> What to produce
Of the lines in the listing, how many include the string "matplotlib"? Write the number and nothing else.
>> Start
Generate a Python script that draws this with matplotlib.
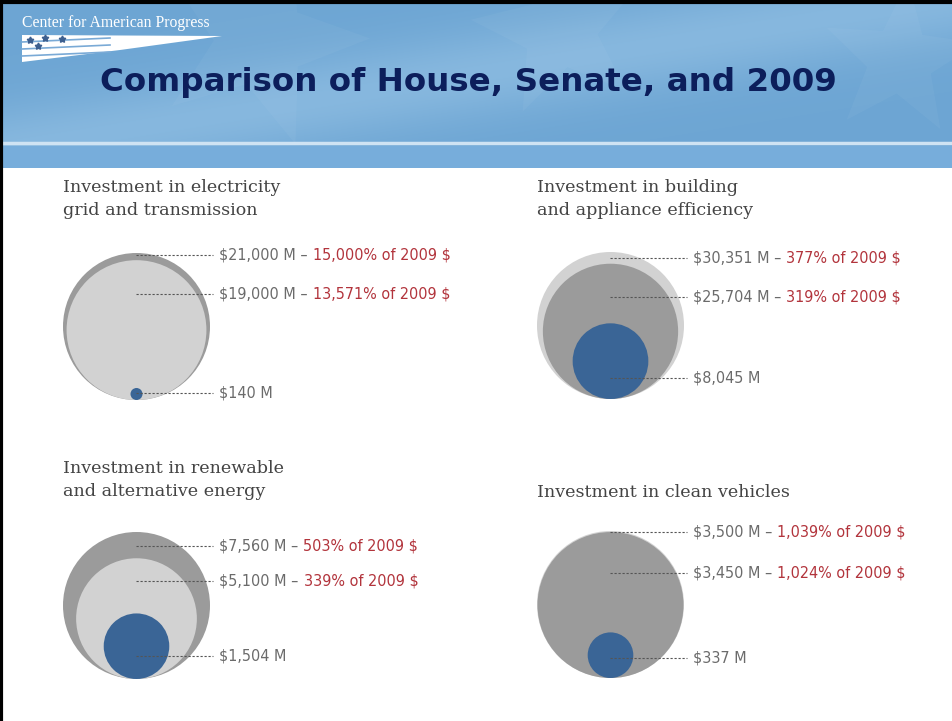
import numpy as np
import matplotlib
matplotlib.use("Agg")
import matplotlib.pyplot as plt
from matplotlib.patches import Circle, Polygon

# ---- data ----
panel_titles = ["Investment in electricity\ngrid and transmission",
                "Investment in building\nand appliance efficiency",
                "Investment in renewable\nand alternative energy",
                "Investment in clean vehicles"]
first_vals = [21000, 30351, 7560, 3500]       # largest proposal
second_vals = [19000, 25704, 5100, 3450]      # second proposal
base_2009 = [140, 8045, 1504, 337]            # 2009 spending
first_pct = ["15,000%", "377%", "503%", "1,039%"]
second_pct = ["13,571%", "319%", "339%", "1,024%"]

# ---- layout / styles ----
W, H = 953, 721
DARK, LIGHT, BLUE = "#9b9b9b", "#d2d2d2", "#3a6596"
first_colors = [DARK, LIGHT, DARK, LIGHT]
second_colors = [LIGHT, DARK, LIGHT, DARK]
centers_x = [136.5, 610.5, 136.5, 610.5]
bottoms = [400, 399, 679, 678]
title_pos = [(63, 179), (537, 179), (63, 460), (537, 484)]
label_rows = [(255, 294, 393), (258, 297, 378), (546, 581, 656), (532, 573, 658)]
R_MAX = 73.5

fig = plt.figure(figsize=(W / 100, H / 100), dpi=100)
ax = fig.add_axes([0, 0, 1, 1])
ax.set_xlim(0, W)
ax.set_ylim(H, 0)
ax.axis("off")

# header banner gradient
hy0, hy1 = 3, 168
yy, xx = np.mgrid[hy0:hy1, 0:W]
streak = np.exp(-((yy - (150 - 0.16 * xx)) / 45.0) ** 2)
base = np.array([0.43, 0.65, 0.83])
light = np.array([0.57, 0.75, 0.89])
img = base[None, None, :] * (1 - streak[..., None] * 0.7) + light[None, None, :] * streak[..., None] * 0.7
img[yy > 145] = np.array([0.47, 0.68, 0.86])
ax.imshow(img, extent=(0, W, hy1, hy0), aspect="auto", zorder=0)
ax.plot([0, W], [143, 143], color="#cfe3f3", lw=2.5, zorder=1)

# faint stars in the banner
def star(cx, cy, r, rot):
    pts = []
    for k in range(10):
        rr = r if k % 2 == 0 else r * 0.42
        a = rot + k * np.pi / 5
        pts.append((cx + rr * np.sin(a), cy - rr * np.cos(a)))
    return pts

for cx, cy, r, rot in [(260, 40, 110, 0.3), (560, 30, 90, -0.2), (900, 60, 80, 0.1)]:
    ax.add_patch(Polygon(star(cx, cy, r, rot), closed=True, facecolor="white",
                         alpha=0.04, edgecolor="none", zorder=1))

# logo
ax.text(22, 23, "Center for American Progress", color="white", fontsize=11.3,
        family="Liberation Serif", va="center", ha="left", zorder=3)
ax.add_patch(Polygon([(22, 35), (222, 36), (120, 50), (22, 62)], closed=True,
                     facecolor="white", edgecolor="none", zorder=3))
for yl in [42, 49, 56]:
    ax.plot([22, 110], [yl, yl - 4], color="#7aaad6", lw=1.2, zorder=4)
for sx, sy in [(30, 40), (45, 38), (62, 39), (38, 46)]:
    ax.plot(sx, sy, marker=(5, 1), color="#3d5f8f", ms=5, zorder=5)

# title
ax.text(100, 83, "Comparison of House, Senate, and 2009", color="#0c1e5b",
        fontsize=23.4, fontweight="bold", family="DejaVu Sans",
        va="center", ha="left", zorder=3)

# borders
ax.plot([1.5, 1.5], [0, H], color="black", lw=3, zorder=6)
ax.plot([0, W], [1.5, 1.5], color="black", lw=3, zorder=6)

for i in range(4):
    cx, bot = centers_x[i], bottoms[i]
    vmax = max(first_vals[i], second_vals[i])
    circles = [(first_vals[i], first_colors[i]), (second_vals[i], second_colors[i]),
               (base_2009[i], BLUE)]
    for z, (v, col) in enumerate(circles):
        r = R_MAX * np.sqrt(v / vmax)
        ax.add_patch(Circle((cx, bot - r), r, facecolor=col, edgecolor="none", zorder=2 + z))

    tx, ty = title_pos[i]
    ax.text(tx, ty, panel_titles[i], color="#444444", fontsize=12.6,
            family="DejaVu Serif", va="top", ha="left", linespacing=1.45, zorder=3)

    texts = [(f"${first_vals[i]:,} M \u2013 ", first_pct[i] + " of 2009 $"),
             (f"${second_vals[i]:,} M \u2013 ", second_pct[i] + " of 2009 $"),
             (f"${base_2009[i]:,} M", None)]
    for ly, (gray, red) in zip(label_rows[i], texts):
        ax.plot([cx, cx + 77], [ly, ly], color="#555555", lw=0.8,
                linestyle=(0, (2, 1.6)), zorder=6)
        t = ax.text(cx + 83, ly, gray, color="#6b6b6b", fontsize=11.5,
                    family="DejaVu Sans", fontstretch="condensed",
                    va="center", ha="left", zorder=6)
        if red:
            ax.annotate(red, xy=(1, 0), xycoords=t, va="bottom", ha="left",
                        color="#b2343c", fontsize=11.5, family="DejaVu Sans",
                        fontstretch="condensed", zorder=6)

fig.savefig("out.png", dpi=100)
>> End
> Response
5